With the zeal of a convert, I became an apostle for Paddington. I made my family watch it. I made my extended family watch it. I watched it with my family friends. Early on in my relationship I made my now fiance watch it. And everyone approached the movie the same skepticism that I brought to it, but Paddington never disappointed, because Paddington the Bear is the hero we need. He is kind and polite and everything works out right in the end.

Paddington is what Fyodor Dostoevsky wanted to achieve when writing the Idiot. He wanted to “depict a completely beautiful human being,” and see how the society of Saint Petersburg would react to this pure Christian soul in their midst. And it comes across in the novel that he didn’t know how the characters would respond to this beautiful person, Prince Lev Nikiolovitch Myshkin, an innocent man newly arrived in the capital city of Petersburg. Most characters take the Prince to be an Idiot because of his naivete and truthfulness. He goodness means he cannot follow the corrupt rules of society, but many people assume he is just too simple to understand them.

Based on Dostoevsky’s theology, I would guess that he thought the prince would have a transformative effect on society, that he would be killed, or both. As Plato writes in the Republic and is born out in the life of Christ, “They will tell you that the just man who is thought unjust will be scourged, racked, bound—will have his eyes burnt out; and, at last, after suffering every kind of evil, he will be impaled.” Prince Myshkin however, gets caught up in and trapped in the swamp of Petersburg which lies hidden beneath a glimmering facade. In Book I, it seems like the Prince could indeed have a transformative influence on st. Petersburg. After being initially rebuffed, the Prince is invited into the house of General Iván Fyódorovich Epanchín, his wife, and three daughters. The Prince’s stories of near execution and the good his is able to do for an outcast woman when he was living in France completely change their opinion of the Prince from an idiot to, in the case of the youngest daughter Aglaya, an idealist and chivalrous knight. However, when Nastasya Filippovna enters the story, it seems to derail any transformative effect that the Prince may have. The Prince sees her heart under her cynical and shamed exterior, and Nastasya sees the purity that leads to the Princes naivete. But she thinks that she can never be worth of the Prince and so she cycles between love of Myshkin and Rogozhin, the dark, carnal reflection of Myshkin’s compassionate love. Being caught between the love of Myshkin and Rogozhin eventually leads to Nastasya’s death at Rogozhin’s hands, and the Prince is driven mad in the aftermath. 


Paddington, is that beautiful person, but unlike Myshkin, his presence, compassion, and boundless love truly does transform the society joins.
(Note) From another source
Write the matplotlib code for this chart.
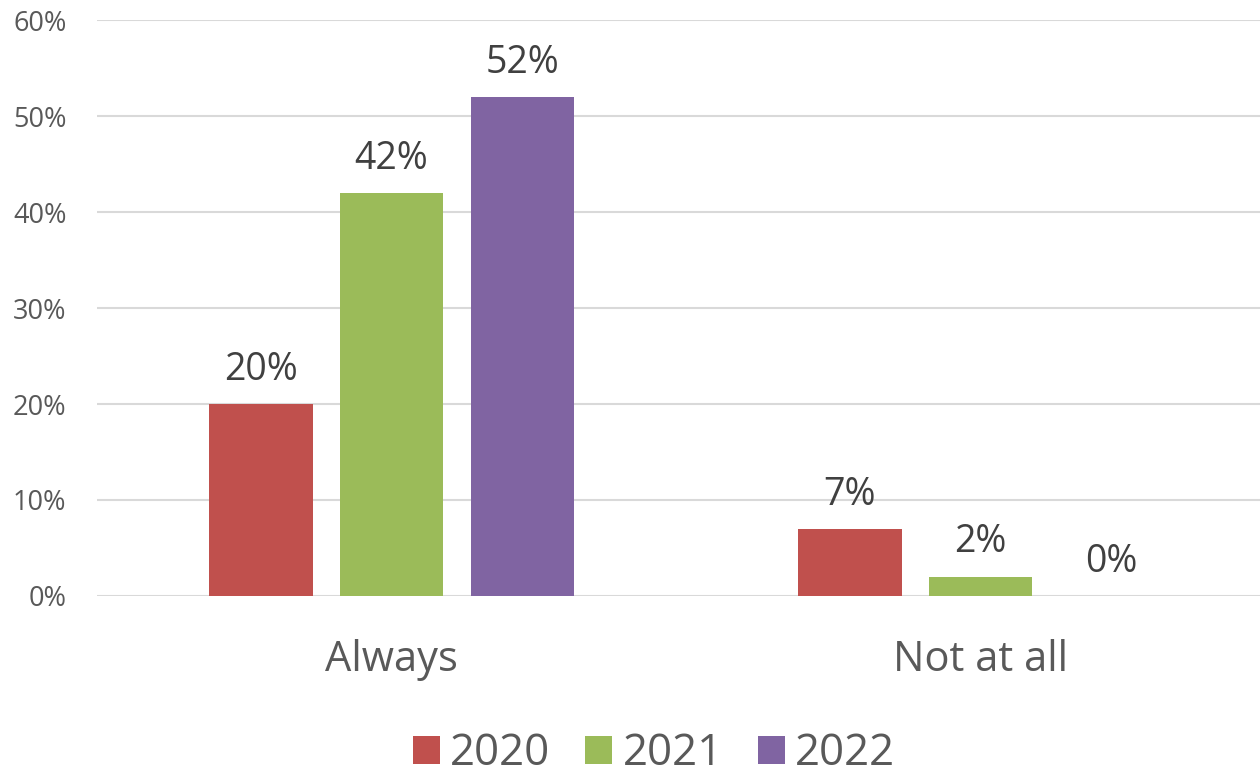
import numpy as np
import matplotlib.pyplot as plt
from matplotlib.patches import Patch

# data
categories = ["Always", "Not at all"]
years = ["2020", "2021", "2022"]
values_2020 = [20, 7]
values_2021 = [42, 2]
values_2022 = [52, 0]
colors = ["#C0504D", "#9BBB59", "#8064A2"]

plt.rcParams["font.family"] = ["Open Sans", "DejaVu Sans"]

fig = plt.figure(figsize=(12.6, 7.78), dpi=100)
ax = fig.add_axes([0.077, 0.234, 0.923, 0.74])

x = np.arange(len(categories))
width = 0.175
step = 0.2216
series = [values_2020, values_2021, values_2022]

for i, (vals, col) in enumerate(zip(series, colors)):
    pos = x + (i - 1) * step
    bars = ax.bar(pos, vals, width=width, color=col, zorder=3)
    for b, v in zip(bars, vals):
        ax.annotate(f"{v}%", (b.get_x() + b.get_width() / 2, v),
                    xytext=(0, 11), textcoords="offset points",
                    ha="center", va="bottom", fontsize=27, color="#404040")

ax.set_xlim(-0.5, 1.4745)
ax.set_ylim(0, 60)
ax.set_yticks(range(0, 61, 10))
ax.set_yticklabels([f"{t}%" for t in range(0, 61, 10)])
ax.set_xticks(x)
ax.set_xticklabels(categories)
ax.tick_params(axis="y", length=0, pad=22, labelsize=19.5, labelcolor="#595959")
ax.tick_params(axis="x", length=0, pad=31, labelsize=30, labelcolor="#595959")
ax.grid(axis="y", color="#D9D9D9", linewidth=1.5, zorder=0)
ax.set_axisbelow(True)
for s in ax.spines.values():
    s.set_visible(False)

handles = [Patch(facecolor=c, label=y) for c, y in zip(colors, years)]
leg = fig.legend(handles=handles, loc="lower center", bbox_to_anchor=(0.519, 0.002),
                 ncol=3, frameon=False, fontsize=31.5, handlelength=0.62,
                 handleheight=0.6, handletextpad=0.23, columnspacing=0.8,
                 borderpad=0, borderaxespad=0)
for t in leg.get_texts():
    t.set_color("#595959")

fig.savefig("out.png", dpi=100)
The beginning Paddington's journey is devastating. He arrives as a refugee in London after a massive earthquake destroyed his home and kills his uncle. And when he gets to Paddington station, no one will take him in. But undeterred in his compassion, he still takes time to feed the pigeons. Eventually, Paddington is taken in by the Brown family, and one by one he brings them around to having a bear live with them. When Paddington 2 begins we see the whole street utterly changed by Paddington's love. And when he goes to prison (it's a wild movie!), his goodness alone is enough to change even the most hardened criminals for the better. In no time at all, the prison becomes essentially the set of the Great British Baking Show but with bed time stories.


Paddington succeeds where the Idiot fails. While the Prince being trapped by the machinations of Petersburg may be a more realistic take on what would happen to such an innocent person, it doesn’t prove the point Dostoevsky was trying to convey. A person with a truly beautiful soul will resurrect the world they inhabit. Paddington does this. Don’t get me wrong, I really like the Idiot. There are passages in the Idiot that are some of Dostovesky’s best, such as the description of a mock execution and some of the later scenes with Ippolit, a young man tragically dying of tuberculosis. However, the overall impact of Prince Myshkin on society gets lost and muddled.

Paddington and Paddington 2 are focused in a way the Idiot is not. Everything, even seemingly throwaway jokes, come into play later in the movie. It does slapstick comedy like the best silent films. It does the Wes Anderson style without the ennui and latent darkness. To show Paddington isolation, it has impossible camera moves down pipes like David Fincher. It balances desolate lows with euphoric highs. There are incredibly beautiful scenes where the boundaries of reality and fantasy become fluid, like when Paddington’s Aunt Lucy is shown exploring pop-up book London. I laughed, I literally cried, it’s that good! 


And what carries the movies is the character of Padddington, an innocent bear newly arrived in the capital city of London. Paddington is always good, always compassionate, and always loving. His naivete gets him in trouble, some people think he’s an idiot bear up to no good, but his beautiful soul always does a transforming work on the people he encounters. This little bear, even if seen as a little foolish, can serve as an example to all of us as we show love and compassion to the world around us. For the foolishness of God is wiser than human wisdom, and the weakness of God is stronger than human strength.